Con Leto, novena película en la filmografía del director ruso, Kirill Serebrennikov recurre a dos figuras históricas de los inicios del rock soviético, Viktor Tsoï y Mike Naumenko, para construir a partir de ellos una narración que, lejos de centrar sus esfuerzos en realzar las vidas de los músicos desde el homenaje llorado, se dedica a recrear en la estricta ficción y a partir del punto de vista marcado por la nostalgia que se deriva del tópico «todo pasado siempre fue mejor», la atmósfera de un Leningrado clandestino y contracultural de inicios de los años 80 definido precisamente por estar en ese trance que va de la ruptura del corsé cultural hegemónico hacia el asomarse al abismo de la multiplicidad de posibilidades.

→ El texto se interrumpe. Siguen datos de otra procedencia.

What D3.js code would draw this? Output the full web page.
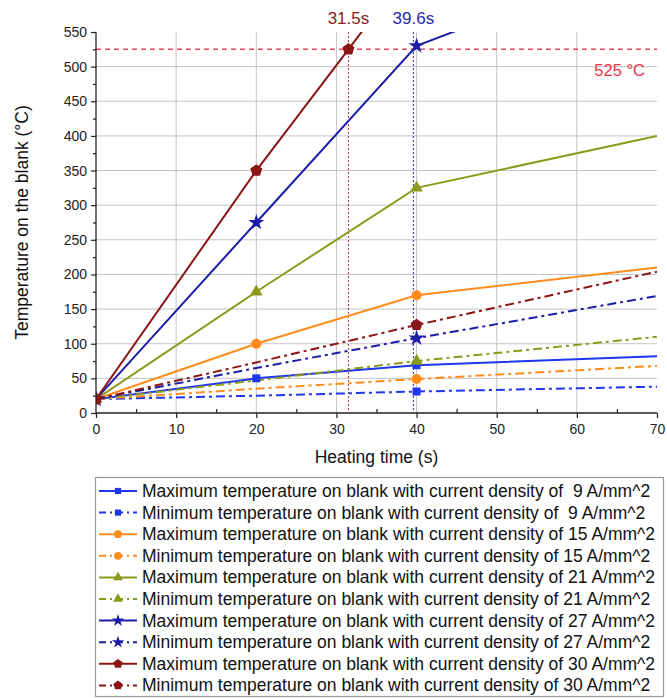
<!DOCTYPE html>
<html>
<head>
<meta charset="utf-8">
<script src="https://cdn.jsdelivr.net/npm/d3@7"></script>
<style>
  html, body { margin: 0; padding: 0; background: #fff; }
  svg { display: block; font-family: "Liberation Sans", Arial, sans-serif; }
</style>
</head>
<body>
<svg id="chart" width="667" height="698"></svg>
<script>
// Heating time (s) sampled for every series
const times = [0, 20, 40, 70];

// Temperatures (°C) of each series at the sampled times
const max9  = [20, 50, 69, 82];
const min9  = [20, 25, 31, 38];
const max15 = [20, 100, 170, 210];
const min15 = [20, 35, 49, 68];
const max21 = [20, 175, 325, 400];
const min21 = [20, 47, 75, 110];
const max27 = [20, 275, 530, 662];
const min27 = [20, 65, 108, 169];
const max30Times = [0, 20, 31.5, 40];
const max30 = [20, 350, 525, 655];
const min30 = [20, 73, 127, 204];

// Legend labels
const densities = [" 9", " 9", "15", "15", "21", "21", "27", "27", "30", "30"];
const kinds = ["Maximum", "Minimum", "Maximum", "Minimum", "Maximum", "Minimum", "Maximum", "Minimum", "Maximum", "Minimum"];

// Axis ticks
const xTicks = [0, 10, 20, 30, 40, 50, 60, 70];
const yTicks = [0, 50, 100, 150, 200, 250, 300, 350, 400, 450, 500, 550];

// Reference values
const limitTemp = 525;
const limitTimes = [31.5, 39.6];
const limitLabels = ["31.5s", "39.6s"];

const series = [
  { x: times, y: max9,  color: "#1f35f0", dash: null, shape: "square",   marks: [0, 20, 40] },
  { x: times, y: min9,  color: "#1f35f0", dash: "dd", shape: "square",   marks: [0, 40] },
  { x: times, y: max15, color: "#ff8c1a", dash: null, shape: "circle",   marks: [0, 20, 40] },
  { x: times, y: min15, color: "#ff8c1a", dash: "dd", shape: "circle",   marks: [0, 40] },
  { x: times, y: max21, color: "#8c9a1c", dash: null, shape: "triangle", marks: [0, 20, 40] },
  { x: times, y: min21, color: "#8c9a1c", dash: "dd", shape: "triangle", marks: [0, 40] },
  { x: times, y: max27, color: "#1c1ca8", dash: null, shape: "star",     marks: [0, 20, 40] },
  { x: times, y: min27, color: "#1c1ca8", dash: "dd", shape: "star",     marks: [0, 40] },
  { x: max30Times, y: max30, color: "#8b1414", dash: null, shape: "pentagon", marks: [0, 20, 31.5] },
  { x: times, y: min30, color: "#8b1414", dash: "dd", shape: "pentagon", marks: [0, 40] }
];

const svg = d3.select("#chart");
const m = { left: 96, right: 657, top: 32, bottom: 413 };

const x = d3.scaleLinear().domain([0, 70]).range([m.left, m.right]);
const y = d3.scaleLinear().domain([0, 550]).range([m.bottom, m.top]);

const DASHDOT = "9,4,3,4";

// marker shapes
const pentagon = {
  draw(ctx, size) {
    const r = Math.sqrt(size / 2.4);
    for (let i = 0; i < 5; i++) {
      const a = -Math.PI / 2 + i * 2 * Math.PI / 5;
      const px = r * Math.cos(a), py = r * Math.sin(a);
      if (i === 0) ctx.moveTo(px, py); else ctx.lineTo(px, py);
    }
    ctx.closePath();
  }
};
const symbolFor = {
  square: d3.symbolSquare,
  circle: d3.symbolCircle,
  triangle: d3.symbolTriangle,
  star: d3.symbolStar,
  pentagon: pentagon
};
const sizeFor = { square: 64, circle: 80, triangle: 70, star: 80, pentagon: 95 };

// grid
const grid = svg.append("g");
grid.selectAll("line.v").data(xTicks.filter(t => t > 0 && t < 70)).join("line")
  .attr("x1", d => x(d)).attr("x2", d => x(d))
  .attr("y1", y(550)).attr("y2", y(0))
  .attr("stroke", "#c4c4c4").attr("stroke-width", 1);
grid.selectAll("line.h").data(yTicks.filter(t => t > 0 && t < 550)).join("line")
  .attr("x1", x(0)).attr("x2", x(70))
  .attr("y1", d => y(d)).attr("y2", d => y(d))
  .attr("stroke", "#c4c4c4").attr("stroke-width", 1);

// clip for the curves
svg.append("clipPath").attr("id", "plot-clip")
  .append("rect")
  .attr("x", x(0)).attr("y", y(550))
  .attr("width", x(70) - x(0)).attr("height", y(0) - y(550));

// vertical markers of the time to reach the limit temperature
const vColors = ["#b03040", "#2a2aa8"];
const labelColors = ["#8b1a1a", "#2a2aa8"];
limitTimes.forEach((t, i) => {
  svg.append("line")
    .attr("x1", x(t)).attr("x2", x(t))
    .attr("y1", y(550)).attr("y2", y(0))
    .attr("stroke", vColors[i]).attr("stroke-width", 1)
    .attr("stroke-dasharray", "2,2");
});

// horizontal limit line
svg.append("line")
  .attr("x1", x(0)).attr("x2", x(70))
  .attr("y1", y(limitTemp)).attr("y2", y(limitTemp))
  .attr("stroke", "#e8475c").attr("stroke-width", 1.6)
  .attr("stroke-dasharray", "5,4");

// curves
const line = d3.line().x(d => x(d[0])).y(d => y(d[1]));
const curves = svg.append("g").attr("clip-path", "url(#plot-clip)");
series.forEach(s => {
  const pts = s.x.map((t, i) => [t, s.y[i]]);
  curves.append("path")
    .attr("d", line(pts))
    .attr("fill", "none")
    .attr("stroke", s.color)
    .attr("stroke-width", 2)
    .attr("stroke-dasharray", s.dash ? DASHDOT : null);
});
series.forEach(s => {
  const pts = s.x.map((t, i) => [t, s.y[i]]).filter(p => s.marks.includes(p[0]));
  curves.selectAll(null).data(pts).join("path")
    .attr("transform", d => `translate(${x(d[0])},${y(d[1])})`)
    .attr("d", d3.symbol().type(symbolFor[s.shape]).size(sizeFor[s.shape]))
    .attr("fill", s.color);
});

// axes
const xAxis = svg.append("g").attr("transform", `translate(0,${y(0)})`)
  .call(d3.axisBottom(x).tickValues(xTicks).tickSize(5).tickPadding(6));
const xMinor = svg.append("g").attr("transform", `translate(0,${y(0)})`)
  .call(d3.axisTop(x).tickValues(d3.range(5, 70, 10)).tickSize(4).tickFormat(""));
xMinor.select(".domain").remove();
const yAxis = svg.append("g").attr("transform", `translate(${x(0)},0)`)
  .call(d3.axisLeft(y).tickValues(yTicks).tickSize(5).tickPadding(4));
const yMinor = svg.append("g").attr("transform", `translate(${x(0)},0)`)
  .call(d3.axisLeft(y).tickValues(d3.range(25, 550, 50)).tickSize(3).tickFormat(""));
yMinor.select(".domain").remove();
[xAxis, yAxis, xMinor, yMinor].forEach(g => {
  g.selectAll("path.domain").attr("stroke", "#222").attr("stroke-width", 1.3);
  g.selectAll(".tick line").attr("stroke", "#222").attr("stroke-width", 1.2);
  g.selectAll(".tick text").attr("font-size", 14).attr("fill", "#222")
    .attr("font-family", "'Liberation Sans', Arial, sans-serif");
});
xAxis.select("path.domain").attr("d", `M${x(0)},0H${x(70)}`);
yAxis.select("path.domain").attr("d", `M0,${y(0)}V${y(550)}`);

// axis titles
svg.append("text")
  .attr("x", (x(0) + x(70)) / 2).attr("y", 463)
  .attr("text-anchor", "middle").attr("font-size", 17.5).attr("fill", "#111")
  .text("Heating time (s)");
svg.append("text")
  .attr("transform", `translate(28,${(y(0) + y(550)) / 2}) rotate(-90)`)
  .attr("text-anchor", "middle").attr("font-size", 17.5).attr("fill", "#111")
  .text("Temperature on the blank (°C)");

// annotations
limitLabels.forEach((lab, i) => {
  svg.append("text")
    .attr("x", x(limitTimes[i])).attr("y", 24)
    .attr("text-anchor", "middle").attr("font-size", 17)
    .attr("fill", labelColors[i])
    .text(lab);
});
svg.append("text")
  .attr("x", 645).attr("y", 76)
  .attr("text-anchor", "end").attr("font-size", 16.5).attr("fill", "#e8334a")
  .text(`${limitTemp} °C`);

// legend
const lg = svg.append("g");
lg.append("rect")
  .attr("x", 95.5).attr("y", 477.5).attr("width", 568).attr("height", 219)
  .attr("fill", "#fff").attr("stroke", "#999").attr("stroke-width", 1.2);
series.forEach((s, i) => {
  const cy = 491 + i * 21.6;
  lg.append("line")
    .attr("x1", 99).attr("x2", 137).attr("y1", cy).attr("y2", cy)
    .attr("stroke", s.color).attr("stroke-width", 2)
    .attr("stroke-dasharray", s.dash ? "7,4,2,4" : null);
  lg.append("path")
    .attr("transform", `translate(118,${cy})`)
    .attr("d", d3.symbol().type(symbolFor[s.shape]).size(sizeFor[s.shape] * 0.6))
    .attr("fill", s.color);
  lg.append("text")
    .attr("x", 142).attr("y", cy + 6)
    .attr("font-size", 17.5).attr("fill", "#111")
    .style("white-space", "pre")
    .text(`${kinds[i]} temperature on blank with current density of ${densities[i]} A/mm^2`);
});
</script>
</body>
</html>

Es así como Kirill Serebrennikov, tomando como base un blanco y negro que añade un tono melancólico (al fin y al cabo esos retazos de libertad, vanguardia y excentricidad que surgen de los personajes se daban bajo un contexto no tan abierto) a la mirada encandilada que normalmente desde el presente se dirige al hipotético idilio de aquellos días de décadas pasadas, explora y desarrolla una atmósfera cargada de música, lucha encubierta por el éxito y humo de tabaco. Es así como el cineasta, a través de un ritmo tranquilo y moderado que solo se ve modificado y acelerado en una serie de secuencias videocliperas que nos recuerdan, además de manera directa, que “esto no ocurrió”, deja que Viktor y Mike, representados como joven promesa de talento y estilo que pasa sus días rescatando aquellos referentes que le llegan de Occidente, en el caso del primero, y como estrella encumbrada que patina ya por la decadencia, la apatía y el precipitado gesto paternal, en cuanto al segundo, se deslicen por unos ambientes cargados de vida y de hastío, de elitismos impostados y de juego por el mero juego, es decir, por unos lugares en los que el esparcimiento libertino y de ruptura termina por abrir varios caminos y diversas formas por las que poder discurrir. Entre ellos, y como ecuación que parece obligatoria entre los grandes iconos de contracultura (es el caso de Caroline entre Neal Cassady y Jack Kerouac en la Generación Beat de los años 50; Isabelle entre Theo y Matthew en el caso de la ficción construida por Bertolucci en Soñadores que remite al Mayo del 68; o Esperanza Aguirre entre José María Aznar y Pablo Casado si hablamos de la actualidad), aparece Natasha, mujer que hace de elemento de síntesis que reúne los mundos de ambas figuras, con sus diferencias y semejanzas, para dar lugar a partir de ellas a la serenidad basada en el pulso sano que construye la historia de los márgenes.
En definitiva, Kirill Serebrennikov nos ofrece con Leto un homenaje bello y sincero a una época, un ambiente y una atmósfera que, dejando en un segundo plano la representación heroica y cebada de las figuras destacadas que lo habitan, termina por recorrer desde la ficción autoconsciente (no parece que en ningún momento el cineasta quiera ser fiel ni ceñirse estrictamente a la vida de los músicos) esos huecos de vida idealizada, supongo, que quedan entre la conexión loca de determinados individuos que, sabiendo que el mundo es tedio y es absurdo, dan palos de ciego para encontrar nuevos caminos.